In a lawsuit filed today in the Circuit Court for Baltimore City, attorneys Hassan Murphy, Mary McNamara Koch and Jon Simon Stefanuca of Murphy, Falcon & Murphy, P.A. allege that the Baltimore Orioles outfielder, Nolan Reimold, sustained serious physical injuries as a result of negligent medical care at Johns Hopkins Hospital.
Reimold was diagnosed with a herniated disk and underwent spinal surgery at The Johns Hopkins Hospital on June 25, 2012. The complaint alleges that, after the surgery, Ziya Gokaslan, a neurosurgeon at Hopkins, discharged Reimold on January 10, 2013 to full play without any activity restrictions before his neck bones were fused.
Reimold resumed his normal exercise program with the inadequate bone fusion and appeared in 40 games during the 2013 season, hitting .195/.250/.336 in 140 plate appearances. The complaint alleges that the 2012 surgery failed because Reimold was permitted to engage in strenuous physical activities even though he had not fully recovered from the 2012 surgery. As a result, Reimold was forced to undergo an additional repair surgery on July 22, 2013 and he missed the remainder of 2013 season.

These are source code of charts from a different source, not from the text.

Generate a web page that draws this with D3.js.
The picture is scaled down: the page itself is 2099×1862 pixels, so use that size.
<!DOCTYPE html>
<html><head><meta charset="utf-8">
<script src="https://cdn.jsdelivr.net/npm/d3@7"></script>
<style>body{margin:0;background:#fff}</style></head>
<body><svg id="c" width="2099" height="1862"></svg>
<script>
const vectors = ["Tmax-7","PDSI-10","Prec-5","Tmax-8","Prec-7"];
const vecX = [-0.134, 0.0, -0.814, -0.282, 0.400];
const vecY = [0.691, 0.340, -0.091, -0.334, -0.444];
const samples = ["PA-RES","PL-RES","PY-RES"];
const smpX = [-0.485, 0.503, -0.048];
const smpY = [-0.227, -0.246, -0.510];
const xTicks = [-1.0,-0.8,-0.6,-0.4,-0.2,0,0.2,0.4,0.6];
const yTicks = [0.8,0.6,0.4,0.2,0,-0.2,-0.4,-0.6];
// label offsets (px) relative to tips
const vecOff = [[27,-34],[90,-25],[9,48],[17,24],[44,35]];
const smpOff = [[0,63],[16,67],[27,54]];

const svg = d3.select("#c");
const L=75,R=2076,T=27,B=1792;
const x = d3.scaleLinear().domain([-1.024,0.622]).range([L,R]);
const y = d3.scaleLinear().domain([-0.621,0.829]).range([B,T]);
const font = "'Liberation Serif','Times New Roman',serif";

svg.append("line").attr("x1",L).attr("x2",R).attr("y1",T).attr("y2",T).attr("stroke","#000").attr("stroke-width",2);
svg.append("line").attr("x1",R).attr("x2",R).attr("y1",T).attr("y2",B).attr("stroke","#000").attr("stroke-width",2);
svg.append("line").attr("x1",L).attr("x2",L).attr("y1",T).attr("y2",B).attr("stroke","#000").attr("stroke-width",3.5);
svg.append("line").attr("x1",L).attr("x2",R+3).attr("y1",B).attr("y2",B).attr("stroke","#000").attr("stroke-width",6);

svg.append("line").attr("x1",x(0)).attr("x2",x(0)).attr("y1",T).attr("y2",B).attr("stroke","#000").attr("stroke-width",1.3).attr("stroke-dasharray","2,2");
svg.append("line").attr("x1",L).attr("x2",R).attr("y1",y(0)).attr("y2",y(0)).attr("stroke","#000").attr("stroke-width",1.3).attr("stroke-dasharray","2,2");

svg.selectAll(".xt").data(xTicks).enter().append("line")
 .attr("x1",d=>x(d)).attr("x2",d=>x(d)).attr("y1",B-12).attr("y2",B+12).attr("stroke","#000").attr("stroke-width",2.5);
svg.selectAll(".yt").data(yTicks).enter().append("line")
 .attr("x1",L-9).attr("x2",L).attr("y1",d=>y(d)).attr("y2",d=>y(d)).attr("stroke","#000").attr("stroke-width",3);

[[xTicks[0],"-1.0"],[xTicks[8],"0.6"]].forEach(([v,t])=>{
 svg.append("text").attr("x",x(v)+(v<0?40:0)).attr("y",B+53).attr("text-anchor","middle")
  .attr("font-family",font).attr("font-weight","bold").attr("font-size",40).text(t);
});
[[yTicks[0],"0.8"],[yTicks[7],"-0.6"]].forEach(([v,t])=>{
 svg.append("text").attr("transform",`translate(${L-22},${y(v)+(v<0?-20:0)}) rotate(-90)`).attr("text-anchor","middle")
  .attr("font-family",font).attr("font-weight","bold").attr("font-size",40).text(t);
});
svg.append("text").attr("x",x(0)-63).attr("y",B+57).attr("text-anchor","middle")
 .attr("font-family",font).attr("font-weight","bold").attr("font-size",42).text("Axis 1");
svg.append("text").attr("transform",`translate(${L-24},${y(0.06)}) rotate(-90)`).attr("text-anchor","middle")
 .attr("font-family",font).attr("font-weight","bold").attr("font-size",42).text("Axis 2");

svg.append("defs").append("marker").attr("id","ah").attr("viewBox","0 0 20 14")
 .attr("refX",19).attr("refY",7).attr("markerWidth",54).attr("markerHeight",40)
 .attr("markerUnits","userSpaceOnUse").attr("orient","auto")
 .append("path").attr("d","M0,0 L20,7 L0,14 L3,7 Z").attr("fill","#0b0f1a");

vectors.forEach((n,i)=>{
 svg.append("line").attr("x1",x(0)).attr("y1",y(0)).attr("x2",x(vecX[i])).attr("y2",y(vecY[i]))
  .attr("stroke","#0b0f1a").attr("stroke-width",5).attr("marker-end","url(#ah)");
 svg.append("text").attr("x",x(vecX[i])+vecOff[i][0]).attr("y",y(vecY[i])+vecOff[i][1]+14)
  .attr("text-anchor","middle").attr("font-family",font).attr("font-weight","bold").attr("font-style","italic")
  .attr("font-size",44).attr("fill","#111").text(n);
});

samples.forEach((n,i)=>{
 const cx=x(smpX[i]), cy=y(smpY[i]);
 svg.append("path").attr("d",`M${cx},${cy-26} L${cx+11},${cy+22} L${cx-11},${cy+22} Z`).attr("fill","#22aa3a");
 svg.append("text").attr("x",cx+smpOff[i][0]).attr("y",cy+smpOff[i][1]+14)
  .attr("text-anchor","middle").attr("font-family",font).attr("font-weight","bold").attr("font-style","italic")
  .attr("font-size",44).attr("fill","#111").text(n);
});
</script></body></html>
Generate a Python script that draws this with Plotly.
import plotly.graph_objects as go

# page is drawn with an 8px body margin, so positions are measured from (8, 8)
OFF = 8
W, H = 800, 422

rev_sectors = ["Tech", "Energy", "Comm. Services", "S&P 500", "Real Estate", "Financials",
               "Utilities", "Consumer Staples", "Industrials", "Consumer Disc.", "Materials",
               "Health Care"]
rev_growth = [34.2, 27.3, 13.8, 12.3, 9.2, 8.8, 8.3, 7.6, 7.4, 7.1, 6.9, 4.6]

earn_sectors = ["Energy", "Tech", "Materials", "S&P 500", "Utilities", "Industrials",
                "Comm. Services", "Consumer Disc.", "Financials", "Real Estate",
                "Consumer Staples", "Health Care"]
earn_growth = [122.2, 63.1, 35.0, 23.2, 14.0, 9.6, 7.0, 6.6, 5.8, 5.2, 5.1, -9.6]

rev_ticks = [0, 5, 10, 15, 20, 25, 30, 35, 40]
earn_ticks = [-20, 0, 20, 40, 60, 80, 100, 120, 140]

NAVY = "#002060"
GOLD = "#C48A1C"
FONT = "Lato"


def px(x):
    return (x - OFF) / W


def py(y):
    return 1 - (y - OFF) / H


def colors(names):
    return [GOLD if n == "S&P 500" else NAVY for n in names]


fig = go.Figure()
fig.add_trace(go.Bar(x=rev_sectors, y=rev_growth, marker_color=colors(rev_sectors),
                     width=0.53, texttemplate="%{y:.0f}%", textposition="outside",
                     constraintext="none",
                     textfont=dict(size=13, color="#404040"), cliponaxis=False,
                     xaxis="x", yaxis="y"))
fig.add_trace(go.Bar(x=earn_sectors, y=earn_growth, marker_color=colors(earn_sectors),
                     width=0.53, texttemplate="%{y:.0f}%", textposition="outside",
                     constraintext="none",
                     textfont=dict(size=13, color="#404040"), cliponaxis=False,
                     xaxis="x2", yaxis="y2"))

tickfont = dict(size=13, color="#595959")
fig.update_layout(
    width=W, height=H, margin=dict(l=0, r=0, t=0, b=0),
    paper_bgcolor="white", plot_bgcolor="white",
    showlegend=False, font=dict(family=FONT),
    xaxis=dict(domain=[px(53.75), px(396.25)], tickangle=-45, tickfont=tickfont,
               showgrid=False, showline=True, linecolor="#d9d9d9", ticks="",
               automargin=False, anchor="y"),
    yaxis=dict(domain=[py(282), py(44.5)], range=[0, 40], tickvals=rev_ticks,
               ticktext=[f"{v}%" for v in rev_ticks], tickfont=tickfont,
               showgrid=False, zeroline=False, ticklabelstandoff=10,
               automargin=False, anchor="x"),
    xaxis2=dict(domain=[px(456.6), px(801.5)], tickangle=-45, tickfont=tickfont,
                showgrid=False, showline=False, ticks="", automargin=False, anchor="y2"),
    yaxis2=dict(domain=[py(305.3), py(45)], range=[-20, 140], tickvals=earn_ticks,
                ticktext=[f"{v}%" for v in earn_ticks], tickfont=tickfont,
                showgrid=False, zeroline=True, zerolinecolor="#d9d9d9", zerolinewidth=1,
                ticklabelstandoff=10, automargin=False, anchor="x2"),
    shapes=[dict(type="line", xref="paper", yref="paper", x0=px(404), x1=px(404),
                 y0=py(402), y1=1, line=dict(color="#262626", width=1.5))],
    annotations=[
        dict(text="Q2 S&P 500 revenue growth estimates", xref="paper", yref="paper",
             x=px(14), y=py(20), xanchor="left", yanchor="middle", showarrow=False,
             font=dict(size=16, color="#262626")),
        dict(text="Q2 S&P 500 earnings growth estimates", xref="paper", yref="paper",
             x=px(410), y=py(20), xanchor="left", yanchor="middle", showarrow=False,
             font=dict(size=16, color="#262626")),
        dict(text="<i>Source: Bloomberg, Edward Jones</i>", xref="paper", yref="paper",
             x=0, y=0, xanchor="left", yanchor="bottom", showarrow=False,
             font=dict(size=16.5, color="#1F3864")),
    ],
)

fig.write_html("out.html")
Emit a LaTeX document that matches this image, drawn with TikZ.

I was under the impression that everything was fused. Dr. Gokaslan released me to full play without any activity restrictions, and told me I was good to play and workout. I did my best to get back on track. I had no idea that every game I played caused me further injury because my bones weren’t fused.
In 2009, Reimold won the American League Rookie of the Month award and was named Topps All-Star Rookie Outfielder. Prior to his surgery in 2012, he was the Orioles’ hottest hitter, hitting .313 with five home runs and 10 RBIs in his first 16 games. In 2015, the Orioles signed Reimold to a minor-league deal with an invitation to spring training.
According to Hassan Murphy,
Nolan’s injuries and subsequent absence from the game were entirely avoidable. Unfortunately, because Dr. Gokaslan discharged Nolan before his bones were fully fused, his career took a turn for the worse, and he missed valuable time when he could have been playing at the highest level.